Why Our Brains Hate This

“I’ve got a few minutes,” said my boss, the VP of Communications. “Why don’t you come into my office and we’ll do your first annual performance appraisal interview.”

It was a statement, not a question.

The Performance Review Ambush

I hadn’t expected this and wasn’t prepared. Now I was sitting on the other side of her massive mahogany desk. My mouth went dry. I held a pad of paper on my lap with my left hand and a pen in my right—mostly to keep them from twitching with nerves.

She glanced down at a few sheets of paper. Then she looked over her reading glasses at me and said, “Our company uses a five-point ranking system. One is unacceptable. Two is needs improvement. Three is acceptable. Four is good. And five is excellent. I have to tell you upfront that I never give anyone a five. Because that means there’s no room for improvement, and I think we can all do better.”
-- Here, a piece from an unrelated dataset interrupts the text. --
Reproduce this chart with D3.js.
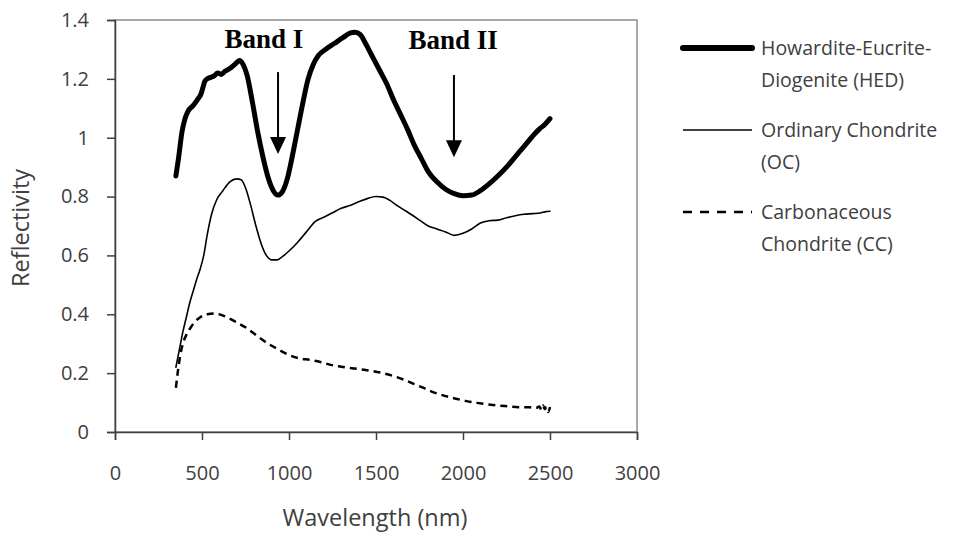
<!DOCTYPE html>
<html lang="en">

<head>
    <meta charset="UTF-8">
    <style type="text/css">
        body {
            margin: 0;
            background: #fff;
        }

        .axis path,
        .axis line {
            fill: none;
            stroke: #404040;
            stroke-width: 1.5px;
        }

        .axis text {
            font-family: "Open Sans", sans-serif;
            font-size: 20px;
            fill: #404040;
        }

        .title {
            font-family: "Open Sans", sans-serif;
            font-size: 23.5px;
            fill: #404040;
        }

        .legend text {
            font-family: "Open Sans", sans-serif;
            font-size: 19.5px;
            fill: #404040;
        }

        .band text {
            font-family: "Liberation Serif", serif;
            font-weight: bold;
            font-size: 27px;
            fill: #000;
            text-anchor: middle;
        }
    </style>
</head>

<body>
    <div class="main"></div>

    <script src="https://cdn.jsdelivr.net/npm/d3@7"></script>
    <script type="text/javascript">

        // spectra: [wavelength nm, reflectivity]
        var hed = [[350, 0.87], [365, 0.93], [385, 1.02], [400, 1.06], [420, 1.09], [450, 1.11], [475, 1.13],
        [495, 1.15], [505, 1.17], [515, 1.19], [530, 1.20], [550, 1.205], [570, 1.21], [590, 1.22], [610, 1.215],
        [630, 1.225], [660, 1.235], [690, 1.25], [715, 1.262], [735, 1.25], [760, 1.21], [790, 1.12], [820, 1.02],
        [850, 0.935], [880, 0.865], [910, 0.82], [935, 0.805], [960, 0.815], [990, 0.86], [1020, 0.94], [1050, 1.03],
        [1080, 1.12], [1110, 1.20], [1140, 1.25], [1170, 1.28], [1210, 1.30], [1260, 1.32], [1310, 1.34],
        [1350, 1.355], [1380, 1.358], [1410, 1.35], [1440, 1.32], [1480, 1.275], [1520, 1.23], [1560, 1.185],
        [1600, 1.13], [1640, 1.08], [1680, 1.03], [1720, 0.975], [1760, 0.93], [1800, 0.885], [1850, 0.85],
        [1900, 0.825], [1950, 0.81], [2000, 0.803], [2050, 0.805], [2100, 0.82], [2150, 0.843], [2200, 0.87],
        [2250, 0.90], [2300, 0.935], [2350, 0.97], [2400, 1.005], [2440, 1.03], [2470, 1.045], [2500, 1.065]];

        var oc = [[350, 0.22], [370, 0.28], [390, 0.34], [410, 0.39], [430, 0.44], [450, 0.48], [470, 0.52],
        [490, 0.555], [510, 0.60], [530, 0.67], [555, 0.74], [585, 0.79], [620, 0.82], [660, 0.85], [700, 0.86],
        [725, 0.857], [750, 0.83], [780, 0.77], [810, 0.70], [840, 0.64], [870, 0.60], [900, 0.585], [930, 0.585],
        [960, 0.595], [1000, 0.615], [1050, 0.645], [1100, 0.68], [1150, 0.715], [1200, 0.73], [1250, 0.745],
        [1300, 0.76], [1350, 0.77], [1400, 0.782], [1450, 0.793], [1500, 0.80], [1540, 0.798], [1580, 0.787],
        [1620, 0.77], [1660, 0.755], [1700, 0.74], [1750, 0.72], [1800, 0.70], [1850, 0.69], [1900, 0.68],
        [1950, 0.668], [2000, 0.675], [2050, 0.69], [2100, 0.71], [2150, 0.718], [2200, 0.72], [2250, 0.728],
        [2300, 0.735], [2350, 0.74], [2400, 0.742], [2450, 0.745], [2470, 0.748], [2500, 0.75]];

        var cc = [[350, 0.15], [360, 0.20], [375, 0.26], [390, 0.30], [410, 0.33], [435, 0.355], [460, 0.375],
        [490, 0.39], [530, 0.40], [570, 0.403], [610, 0.398], [650, 0.388], [700, 0.372], [760, 0.352],
        [820, 0.325], [880, 0.30], [940, 0.28], [1000, 0.262], [1060, 0.25], [1120, 0.245], [1180, 0.238],
        [1240, 0.228], [1300, 0.222], [1360, 0.217], [1420, 0.212], [1480, 0.207], [1540, 0.20], [1600, 0.19],
        [1660, 0.178], [1720, 0.163], [1780, 0.148], [1840, 0.133], [1900, 0.122], [1960, 0.113], [2020, 0.105],
        [2080, 0.099], [2140, 0.094], [2200, 0.09], [2260, 0.087], [2320, 0.084], [2380, 0.084], [2420, 0.082],
        [2440, 0.087], [2450, 0.075], [2460, 0.09], [2470, 0.078], [2480, 0.085], [2490, 0.068], [2500, 0.085]];

        var seriesNames = [["Howardite-Eucrite-", "Diogenite (HED)"], ["Ordinary Chondrite", "(OC)"], ["Carbonaceous", "Chondrite (CC)"]];

        var xTicks = [0, 500, 1000, 1500, 2000, 2500, 3000];
        var yTicks = [0, 0.2, 0.4, 0.6, 0.8, 1, 1.2, 1.4];

        // band arrows: label, wavelength, arrow top, arrow tip, label position
        var bands = [
            { label: "Band I", x: 937, top: 1.223, tip: 0.945, labelX: 856, labelY: 1.305 },
            { label: "Band II", x: 1948, top: 1.213, tip: 0.934, labelX: 1943, labelY: 1.300 }
        ];

        var margin = { top: 20, right: 332, bottom: 106, left: 115 },
            width = 969 - margin.left - margin.right,
            height = 538 - margin.top - margin.bottom;

        var styles = [
            { width: 5, dash: null },
            { width: 1.6, dash: null },
            { width: 2.5, dash: "7,5" }
        ];

        var svg = d3.select(".main").append("svg")
            .attr("width", 969)
            .attr("height", 538)
            .append("g")
            .attr("transform", "translate(" + margin.left + "," + margin.top + ")");

        var x = d3.scaleLinear().domain([0, 3000]).range([0, width]);
        var y = d3.scaleLinear().domain([0, 1.4]).range([height, 0]);

        // plot frame
        svg.append("rect")
            .attr("width", width)
            .attr("height", height)
            .attr("fill", "none")
            .attr("stroke", "#8c8c8c")
            .attr("stroke-width", 1.5);

        svg.append("g")
            .attr("class", "axis")
            .attr("transform", "translate(0," + height + ")")
            .call(d3.axisBottom(x).tickValues(xTicks).tickSizeOuter(0).tickSize(8).tickPadding(26)
                .tickFormat(d3.format("d")));

        svg.append("g")
            .attr("class", "axis")
            .call(d3.axisLeft(y).tickValues(yTicks).tickSizeOuter(0).tickSize(8).tickPadding(18)
                .tickFormat(function (d) { return d3.format("")(+d.toFixed(1)); }));

        svg.append("text")
            .attr("class", "title")
            .attr("x", width / 2 - 1)
            .attr("y", 506)
            .attr("text-anchor", "middle")
            .text("Wavelength (nm)");

        svg.append("text")
            .attr("class", "title")
            .attr("transform", "translate(" + (29 - margin.left) + "," + (y(0.7) + 2) + ") rotate(-90)")
            .attr("text-anchor", "middle")
            .text("Reflectivity");

        var line = d3.line()
            .x(function (d) { return x(d[0]); })
            .y(function (d) { return y(d[1]); })
            .curve(d3.curveMonotoneX);

        [hed, oc, cc].forEach(function (s, i) {
            svg.append("path")
                .attr("d", line(s))
                .attr("fill", "none")
                .attr("stroke", "#000")
                .attr("stroke-width", styles[i].width)
                .attr("stroke-dasharray", styles[i].dash)
                .attr("stroke-linejoin", "round")
                .attr("stroke-linecap", i == 2 ? "butt" : "round");
        });

        // band annotations
        var band = svg.selectAll(".band")
            .data(bands)
            .enter().append("g")
            .attr("class", "band");

        band.append("text")
            .attr("x", function (d) { return x(d.labelX); })
            .attr("y", function (d) { return y(d.labelY); })
            .text(function (d) { return d.label; });

        band.append("line")
            .attr("x1", function (d) { return x(d.x); })
            .attr("x2", function (d) { return x(d.x); })
            .attr("y1", function (d) { return y(d.top); })
            .attr("y2", function (d) { return y(d.tip) - 12; })
            .attr("stroke", "#000")
            .attr("stroke-width", 2);

        band.append("path")
            .attr("d", function (d) {
                var px = x(d.x), py = y(d.tip);
                return "M" + (px - 8) + "," + (py - 17) + "L" + (px + 8) + "," + (py - 17) + "L" + px + "," + py + "Z";
            })
            .attr("fill", "#000");

        // legend
        var legend = svg.append("g")
            .attr("class", "legend")
            .attr("transform", "translate(" + (683 - margin.left) + ",0)");

        var item = legend.selectAll("g")
            .data(seriesNames)
            .enter().append("g")
            .attr("transform", function (d, i) { return "translate(0," + (28 + i * 82) + ")"; });

        item.append("line")
            .attr("x1", 0)
            .attr("x2", 69)
            .attr("stroke", "#000")
            .attr("stroke-width", function (d, i) { return i == 0 ? 6 : styles[i].width; })
            .attr("stroke-dasharray", function (d, i) { return i == 2 ? "9,8" : null; })
            .attr("stroke-linecap", function (d, i) { return i == 0 ? "round" : "butt"; });

        item.selectAll("text")
            .data(function (d) { return d; })
            .enter().append("text")
            .attr("x", 78)
            .attr("y", function (d, i) { return i * 32; })
            .attr("dy", "0.35em")
            .text(function (d) { return d; });

    </script>
</body>

</html>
I thought, “The best I’ll ever do here is good? How arbitrary and meaningless is that?”

She later told me about a scale used by Jack Welch, then CEO at General Electric. “He has everyone ranked at the company this way. There’s the top 20% of performers. Then the middle 70%. And the lowest 10% get fired every year. That helps people stay motivated.”

I thought, “We’re grading people’s careers on a curve, like an exam? What kind of motivation is that?”

Now you know why I’ve only had one corporate job. (OK: there are a couple of other reasons …)

Our Brains on Numbers

According to David Rock, director of the NeuroLeadership Institute, here’s what happens when you tell people they rank below the highest mark. Their amygdala, which senses a threat, puts them into fight, flight or freeze mode. Now they’re unable to have a useful conversation about what’s happening and how to improve things. In “amygdala hijack,” they literally don’t have the brainpower.

Knowing others scored higher also demoralizes them. This has longer term effects. People feel higher levels of frustration. They are less willing to take risks: seeing stretch goals as an invitation to struggle, look stupid and fail, so avoid these. And they can start working against their colleagues.

Fixed and Growth Mindsets

Carol Dweck, professor of psychology at Stanford University, says ranked performance measurement systems also reinforce a “fixed mindset.” When we’re not at the top of the scale, we start believing that others who are were born with more talents and smarts. “I’ll always be a ‘two’ in this area, and there’s nothing I can do about it.”

What we want to encourage is a “growth mindset.” Here, people believe they can learn, grow and improve throughout their lives.

We all have both fixed and growth mindsets. There are areas of your life you really enjoy and are always looking to expand your knowledge and abilities. (I read articles on neuroscience because I want to learn more.) There are others where you don’t excel because you lack the interest or talent. (The world is a better place since I stopped playing the flute.)

Don’t Choose Convenience Over Usefulness and Compassion

We’ve all heard, “What gets measured gets managed.” Yes: it makes empirical sense to stick a performance number on a job responsibility and track this over time to see progress, or not.

But that’s not how the brain works—if what we want is to encourage growth and improvement.

Then there’s the whole psychology about those who are administering this tool. If they grade too high, are they trying to make themselves look better as supervisors? If they grade too low, does it mean they hired poorly or aren’t doing a good job of motivating their employees? As we saw with my VP: her rankings had at least as much to do with her as they did with me.

You’ll get better results by having a structured conversation to discuss topics like this: career growth, contribution, collaboration and innovation. Or have a guided conversation, where you ask employees about the goals they’ve set and how they see their progress.

We have a love affair with numbers because they can seem absolute and give the illusion that we can find the “right answer.” The irony is that once you stop keeping score with performance measures, you encourage exponential improvements.